From misc. articles I've seen (mainly posted here on HN; I don't buy MS products) MS dismisses bug reports as unimportant and sometimes takes an extremely long time to address known security vulnerabilities.
This VM escape was initially reported as an RDP bug that MS dismissed as unimportant, until it was used as a VM escape against their hypervisor.
https://www.bleepingcomputer.com/news/security/microsoft-ign...
The (in)famous pass-the-hash bug in windows is an example of MS not addressing serious security issues in a timely manner. Windows treats a password hash as equivalent to the password, so you don't even need to crack hashed passwords you've collected from e.g., the registry to authenticate to windows services (MS "protected" against this attack purely client-side). Microsoft acknowledged the issue was real more than a decade before even attempting to fix it.
Apparently it was a difficult bug that included design failures, but over 10 years and multiple versions of windows for an exploit this severe?
A couple days ago a Google Cloud container escape made HN front page. Comments on that article indicated Microsoft Azure had recently suffered the same, but while Google only allowed access to other containers owned by the same tenant, Microsoft's escape allowed access to all tenants on the same host. Google added a second layer of safety in case the first failed (a dedicated VM per host per customer to run each costumer's containers). Microsoft YOLO'd. I don't care enough to research these claims beyond noting that at the time I read them, no one had disputed them.
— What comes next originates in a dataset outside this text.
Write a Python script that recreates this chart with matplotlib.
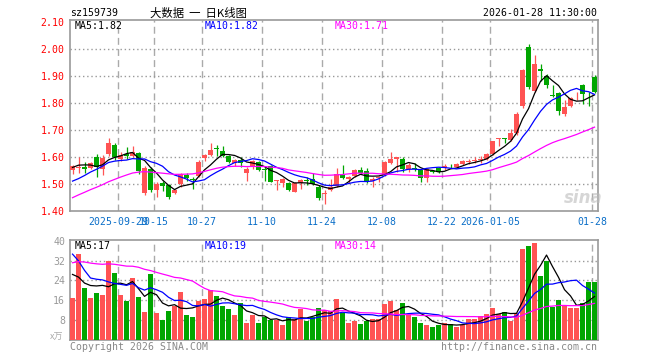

I don't know if Microsoft is overall still worse than its competitors WRT to security (I suspect it is true). But, Microsoft is certainly not an exemplar for how security should be done.
More on-topic with main thread, nonexistent support is kinda what Google is known for?
At least Google now uses abuse@gmail.com for reporting abuse from their infrastructure instead of forcing the reporting party to go through a god-awful web form (when I handled mail at past orgs, I didn't even bother reporting gmail abuse due to the hoops they made you jump through back then; I also used the RFC-Ignorant RBL to punish them and other sites that did not use the RFC mandated email addresses for reporting abuse with a higher bias toward triggering a SPAM tag on their mail).
Perhaps time for an RFC that mandates security contacts?